Request: Every line below should be copied exactly; drop the pictures.
-- START Given data --
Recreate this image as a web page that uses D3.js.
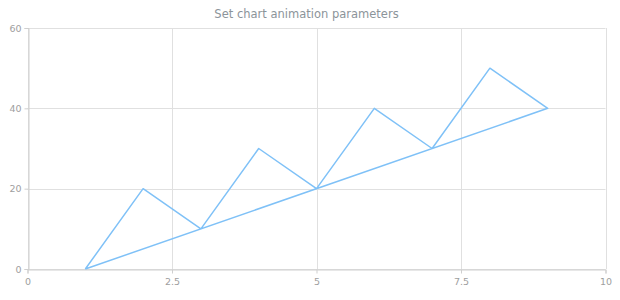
<!DOCTYPE html>
<html><head><meta charset="utf-8">
<script src="https://cdn.jsdelivr.net/npm/d3@7"></script>
<style>body{margin:0;background:#fff}svg{display:block}text{font-family:"DejaVu Sans",Verdana,sans-serif}</style>
</head><body>
<svg id="c" width="620" height="300"></svg>
<script>
const title = "Set chart animation parameters";
const xValues = [1, 2, 3, 4, 5, 6, 7, 8, 9, 1];
const yValues = [0, 20, 10, 30, 20, 40, 30, 50, 40, 0];
const xTicks = [0, 2.5, 5, 7.5, 10];
const yTicks = [0, 20, 40, 60];

const svg = d3.select("#c");
const m = {l: 27.5, r: 14.5, t: 28, b: 31};
const W = 620, H = 300;
const x = d3.scaleLinear().domain([0, 10]).range([m.l, W - m.r]);
const y = d3.scaleLinear().domain([0, 60]).range([H - m.b, m.t]);

svg.append("text").attr("x", 306.5).attr("y", 18).attr("text-anchor", "middle")
  .attr("font-size", 11.5).attr("fill", "#8c949a").text(title);

const g = svg.append("g");
g.selectAll(".hg").data(yTicks).join("line")
  .attr("x1", x(0)).attr("x2", x(10)).attr("y1", d => Math.round(y(d)) + 0.5).attr("y2", d => Math.round(y(d)) + 0.5)
  .attr("stroke", "#e0e0e0");
g.selectAll(".vg").data(xTicks).join("line")
  .attr("y1", y(60)).attr("y2", y(0)).attr("x1", d => Math.round(x(d)) + 0.5).attr("x2", d => Math.round(x(d)) + 0.5)
  .attr("stroke", "#e0e0e0");

const yAxis = d3.axisLeft(y).tickValues(yTicks).tickSize(4).tickPadding(3).tickFormat(d3.format("d"));
const ya = svg.append("g").attr("transform", `translate(${Math.round(x(0)) + 0.5},0)`).call(yAxis);
const xAxis = d3.axisBottom(x).tickValues(xTicks).tickSize(4).tickPadding(5).tickFormat(d => String(d));
const xa = svg.append("g").attr("transform", `translate(0,${Math.round(y(0)) + 0.5})`).call(xAxis);
[ya, xa].forEach(a => {
  a.select(".domain").attr("stroke", "#cfcfcf");
  a.selectAll(".tick line").attr("stroke", "#cfcfcf");
  a.selectAll(".tick text").attr("fill", "#9e9e9e").attr("font-size", 9.5).attr("font-family", '"DejaVu Sans",Verdana,sans-serif');
});

const pts = xValues.map((v, i) => [v, yValues[i]]);
svg.append("path").datum(pts)
  .attr("d", d3.line().x(d => x(d[0])).y(d => y(d[1])))
  .attr("fill", "none").attr("stroke", "#7fc1f7").attr("stroke-width", 1.5).attr("stroke-linejoin", "round");
</script>
</body></html>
-- END Given data --
Task response:
Recreate this image as a web page that uses D3.js.
<!DOCTYPE html>
<html><head><meta charset="utf-8">
<script src="https://cdn.jsdelivr.net/npm/d3@7"></script>
<style>body{margin:0;background:#fff}svg{display:block}text{font-family:"DejaVu Sans",Verdana,sans-serif}</style>
</head><body>
<svg id="c" width="620" height="300"></svg>
<script>
const title = "Set chart animation parameters";
const xValues = [1, 2, 3, 4, 5, 6, 7, 8, 9, 1];
const yValues = [0, 20, 10, 30, 20, 40, 30, 50, 40, 0];
const xTicks = [0, 2.5, 5, 7.5, 10];
const yTicks = [0, 20, 40, 60];

const svg = d3.select("#c");
const m = {l: 27.5, r: 14.5, t: 28, b: 31};
const W = 620, H = 300;
const x = d3.scaleLinear().domain([0, 10]).range([m.l, W - m.r]);
const y = d3.scaleLinear().domain([0, 60]).range([H - m.b, m.t]);

svg.append("text").attr("x", 306.5).attr("y", 18).attr("text-anchor", "middle")
  .attr("font-size", 11.5).attr("fill", "#8c949a").text(title);

const g = svg.append("g");
g.selectAll(".hg").data(yTicks).join("line")
  .attr("x1", x(0)).attr("x2", x(10)).attr("y1", d => Math.round(y(d)) + 0.5).attr("y2", d => Math.round(y(d)) + 0.5)
  .attr("stroke", "#e0e0e0");
g.selectAll(".vg").data(xTicks).join("line")
  .attr("y1", y(60)).attr("y2", y(0)).attr("x1", d => Math.round(x(d)) + 0.5).attr("x2", d => Math.round(x(d)) + 0.5)
  .attr("stroke", "#e0e0e0");

const yAxis = d3.axisLeft(y).tickValues(yTicks).tickSize(4).tickPadding(3).tickFormat(d3.format("d"));
const ya = svg.append("g").attr("transform", `translate(${Math.round(x(0)) + 0.5},0)`).call(yAxis);
const xAxis = d3.axisBottom(x).tickValues(xTicks).tickSize(4).tickPadding(5).tickFormat(d => String(d));
const xa = svg.append("g").attr("transform", `translate(0,${Math.round(y(0)) + 0.5})`).call(xAxis);
[ya, xa].forEach(a => {
  a.select(".domain").attr("stroke", "#cfcfcf");
  a.selectAll(".tick line").attr("stroke", "#cfcfcf");
  a.selectAll(".tick text").attr("fill", "#9e9e9e").attr("font-size", 9.5).attr("font-family", '"DejaVu Sans",Verdana,sans-serif');
});

const pts = xValues.map((v, i) => [v, yValues[i]]);
svg.append("path").datum(pts)
  .attr("d", d3.line().x(d => x(d[0])).y(d => y(d[1])))
  .attr("fill", "none").attr("stroke", "#7fc1f7").attr("stroke-width", 1.5).attr("stroke-linejoin", "round");
</script>
</body></html>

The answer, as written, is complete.